Samimiyet, içten olan durumunu ifade eden bir kelime türüdür. Herhangi biriyle içten olma durumu olarak da ifade edilebiliyor. Genellikle Türkiye’de yozlaşan politikalar din üzerine kurgulanıyor. Büyük hayaller satılıyor. Halk ise sempati duyduğu bu sloganları benimsiyor. “Politika yalansız olmaz..” Toplum şöyle derse olur: “Politikada güçlendirici olarak hayaller olur ama yalan olmaz.”

Bizi aptal görmeseler abdal oluruz. Yaptıkları yürütmeden hesap sorarız. O zaman düşünmeye de başlarız. Yani her bir söyleneni kurcalarız. Her halde aynalamamızı istemiyorsunuz? Politikanın yön ve yöntem olduğunu biliyoruz. Siyasi partilerin başkan ve sözcülerin politika söylemlerini elbette ciddiye alıyoruz.

Politikacılar seçimleri kazanması için çeşitli vaatlerde bulunuyor. Bir ara ülkemiz havalara girdi mesela, Çiller’in “İki anahtar” ya da Süleyman Demirel’in “Büyük Türkiye” söylemleri. Bu söylemin ayağının yere bastığı nokta nüfusun çoğalmasıdır. Ama iki anahtar söylemi hızlı nüfus artışı ile olmaz. Olamadı.

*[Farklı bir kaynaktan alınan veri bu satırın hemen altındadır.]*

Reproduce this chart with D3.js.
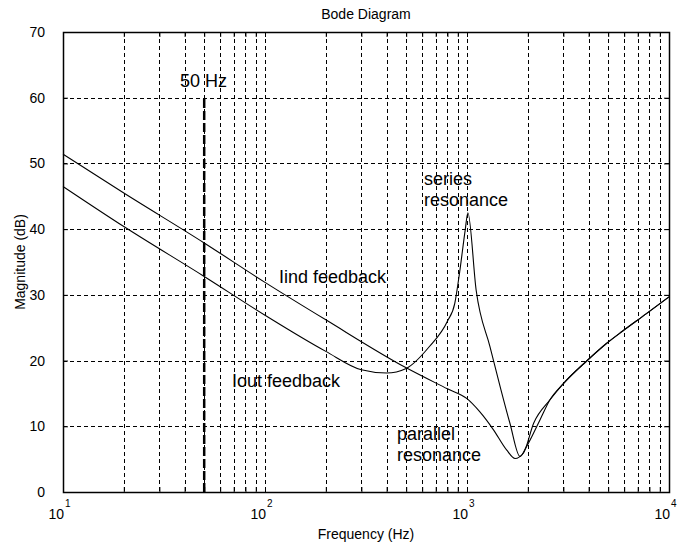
<!DOCTYPE html>
<html lang="en">
<head>
<meta charset="UTF-8">
<title>Bode Diagram</title>
<script src="https://d3js.org/d3.v7.min.js"></script>
<style>
  body { margin: 0; background: #fff; }
  svg { font-family: "Liberation Sans", Arial, sans-serif; }
</style>
</head>
<body>
<svg id="chart" width="692" height="550"></svg>
<script>
// magnitude response with inductor current feedback (Hz, dB)
const iindFreq = [10, 20, 50, 100, 200, 500, 800, 1000, 1150, 1350, 1570, 1730, 1900, 2140, 2570, 3000, 3900, 4900, 5900, 7700, 10000]
const iindMag  = [51.4, 45.5, 37.9, 31.9, 26.2, 18.9, 15.7, 14.2, 12.3, 9.5, 6.4, 5.1, 5.9, 10.5, 14.0, 16.5, 19.9, 22.6, 24.5, 27.1, 29.7]

// magnitude response with output current feedback (Hz, dB)
const ioutFreq = [10, 20, 50, 100, 200, 300, 400, 500, 650, 800, 870, 920, 980, 1010, 1110, 1300, 1460, 1630, 1830, 1970, 2300, 2570, 3000, 3900, 4900, 5900, 7700, 10000]
const ioutMag  = [46.5, 40.4, 32.8, 26.9, 21.4, 18.6, 18.1, 18.8, 22.1, 26.0, 28.7, 33.5, 39.9, 42.5, 30.7, 22.1, 16.0, 10.5, 5.4, 6.9, 11.0, 14.0, 16.5, 19.9, 22.6, 24.5, 27.1, 29.7]

const yTickValues = [0, 10, 20, 30, 40, 50, 60, 70]
const decadeExponents = [1, 2, 3, 4]
const markerFreq = 50
const markerTop = 60

// chart dimensions
const dims = { width: 692, height: 550, margin: { top: 32, right: 23, bottom: 58, left: 63 } }
dims.boundedWidth = dims.width - dims.margin.left - dims.margin.right
dims.boundedHeight = dims.height - dims.margin.top - dims.margin.bottom

const svg = d3.select("#chart")
const bounds = svg.append("g")
    .attr("transform", `translate(${dims.margin.left},${dims.margin.top})`)

// scales
const xScale = d3.scaleLog().domain([10, 10000]).range([0, dims.boundedWidth])
const yScale = d3.scaleLinear().domain([0, 70]).range([dims.boundedHeight, 0])

// every 1..9 step of each decade
const logTicks = []
for (let d = 1; d < 4; d++) {
    for (let k = 1; k < 10; k++) logTicks.push(k * Math.pow(10, d))
}
logTicks.push(10000)

// dashed grid
const grid = bounds.append("g")
    .attr("stroke", "#000")
    .attr("stroke-width", 1)
    .attr("stroke-dasharray", "4,3")
grid.selectAll("line.v")
    .data(logTicks.filter(f => f > 10 && f < 10000))
    .join("line")
    .attr("class", "v")
    .attr("x1", d => Math.round(xScale(d)) + 0.5)
    .attr("x2", d => Math.round(xScale(d)) + 0.5)
    .attr("y1", 0)
    .attr("y2", dims.boundedHeight)
grid.selectAll("line.h")
    .data(yTickValues.filter(v => v > 0 && v < 70))
    .join("line")
    .attr("class", "h")
    .attr("x1", 0)
    .attr("x2", dims.boundedWidth)
    .attr("y1", d => Math.round(yScale(d)) + 0.5)
    .attr("y2", d => Math.round(yScale(d)) + 0.5)

// 50 Hz marker
bounds.append("line")
    .attr("x1", xScale(markerFreq))
    .attr("x2", xScale(markerFreq))
    .attr("y1", yScale(0))
    .attr("y2", yScale(markerTop))
    .attr("stroke", "#000")
    .attr("stroke-width", 2.5)
    .attr("stroke-dasharray", "9,3")

// inward ticks on all four sides
const tickGen = (axis, scale, values, size) => axis(scale).tickValues(values).tickSize(size).tickFormat("")
const axisStyle = g => {
    g.select(".domain").remove()
    g.selectAll(".tick line").attr("stroke", "#000")
}
bounds.append("g").attr("transform", `translate(0,${dims.boundedHeight})`)
    .call(tickGen(d3.axisBottom, xScale, logTicks, -5)).call(axisStyle)
bounds.append("g")
    .call(tickGen(d3.axisTop, xScale, logTicks, -5)).call(axisStyle)
bounds.append("g")
    .call(tickGen(d3.axisLeft, yScale, yTickValues, -5)).call(axisStyle)
bounds.append("g").attr("transform", `translate(${dims.boundedWidth},0)`)
    .call(tickGen(d3.axisRight, yScale, yTickValues, -5)).call(axisStyle)

// curves
const lineGen = d3.line()
    .x(d => xScale(d[0]))
    .y(d => yScale(d[1]))
    .curve(d3.curveMonotoneX)

bounds.append("path")
    .attr("d", lineGen(d3.zip(iindFreq, iindMag)))
    .attr("fill", "none")
    .attr("stroke", "#000")
    .attr("stroke-width", 1.1)

bounds.append("path")
    .attr("d", lineGen(d3.zip(ioutFreq, ioutMag)))
    .attr("fill", "none")
    .attr("stroke", "#000")
    .attr("stroke-width", 1.1)

// plot frame
bounds.append("rect")
    .attr("x", 0.5)
    .attr("y", 0.5)
    .attr("width", dims.boundedWidth)
    .attr("height", dims.boundedHeight)
    .attr("fill", "none")
    .attr("stroke", "#000")
    .attr("stroke-width", 1.5)

// y tick labels
bounds.selectAll("text.ylab")
    .data(yTickValues)
    .join("text")
    .attr("class", "ylab")
    .attr("x", -18)
    .attr("y", d => yScale(d))
    .attr("dy", "0.36em")
    .attr("text-anchor", "end")
    .attr("font-size", 14)
    .text(d => d)

// x tick labels as powers of ten
const xLabels = bounds.selectAll("g.xlab")
    .data(decadeExponents)
    .join("g")
    .attr("class", "xlab")
    .attr("transform", d => `translate(${xScale(Math.pow(10, d))},${dims.boundedHeight})`)
xLabels.append("text")
    .attr("x", 1)
    .attr("y", 27)
    .attr("text-anchor", "end")
    .attr("font-size", 14)
    .text("10")
xLabels.append("text")
    .attr("x", 2)
    .attr("y", 15)
    .attr("font-size", 10)
    .text(d => d)

// titles
svg.append("text")
    .attr("x", dims.margin.left + dims.boundedWidth / 2)
    .attr("y", 19)
    .attr("text-anchor", "middle")
    .attr("font-size", 14)
    .text("Bode Diagram")

svg.append("text")
    .attr("x", dims.margin.left + dims.boundedWidth / 2)
    .attr("y", 539)
    .attr("text-anchor", "middle")
    .attr("font-size", 14)
    .text("Frequency (Hz)")

svg.append("text")
    .attr("transform", `translate(25,${dims.margin.top + dims.boundedHeight / 2}) rotate(-90)`)
    .attr("text-anchor", "middle")
    .attr("font-size", 14)
    .text("Magnitude (dB)")

// annotations
const notes = [
    { text: "50 Hz", x: 180, y: 87 },
    { text: "Iind feedback", x: 279, y: 283 },
    { text: "Iout feedback", x: 232, y: 387 },
    { text: "series", x: 424, y: 185 },
    { text: "resonance", x: 424, y: 206 },
    { text: "parallel", x: 397, y: 440 },
    { text: "resonance", x: 397, y: 461 }
]
svg.selectAll("text.note")
    .data(notes)
    .join("text")
    .attr("class", "note")
    .attr("x", d => d.x)
    .attr("y", d => d.y)
    .attr("font-size", 18)
    .text(d => d.text)
</script>
</body>
</html>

Şimdi bir değerlendirme yapmalıyım:

Bizim büyük Başkanımızı Cumhuru temsil ettiğinden seviyorum ama hayallerine kavuşamadığı için de üzülüyorum.

-Bu ülke 1999 yılı depremden sonra, deprem vergisi aldı. İmar çözümleri diye dayatılan verileri de aldı. Hani yıkılmaz binalar?

Deniliyor ki: Bir yıl içine 650 bin konut yaptıracağım. Aklınız başınıza yeni mi geldi? On bir ilde deprem oluncaya kadar neredeydiniz? Yirmi yıl yürütmenin başı değil miydiniz? Deprem ülkesi olduğumuzu bilmiyor muydunuz? Hadi sizin dediğiniz gibi birinci dört yıl acemiydiniz, ondan sonraki yıllarda da kalfalık ve ustalık mı yaptınız? He pisini ayırırdık mazeret dedik. Etti on iki yıl. 20-12=8 yıl etti. Her yıl 400 bin konut üretseydiniz (Deprem konutları) 400.000×8=3,2 milyon konut yapılırdı. Her konutta da 4 kişi yaşadığını düşünürsek takriben 12,8 milyon insan barınabilirdi. Yine satardınız.

1-Hiçbir ülkeyle hele komşularımızla savaşmak istemiyoruz. Hani bir programda sıfır sorunlu komşuluk ilişkileri diyordunuz.

2-SİHA ve İHA araçlarını yapmanız başarıdır. Nerede ve kaç tane yapıldığını bilmiyoruz ama Milli Sanayii diyoruz.

3-Askerlğini para ile yapanlardan alınan ne kadardır? Nerelerdedir bu paralar? Hani bir türküde söylenir ya: “Zenginimiz bedel verilir (para)/askerimiz fakirdendir” Ya merkez bankasının 128 milyon doları nerede?

4-EYT neden tam anlamıyla çözülmedi?

5-Bu pahalığı nasıl yarattınız?

6-Konuları saptırmadan gerçek anlamı ile anlatsanız.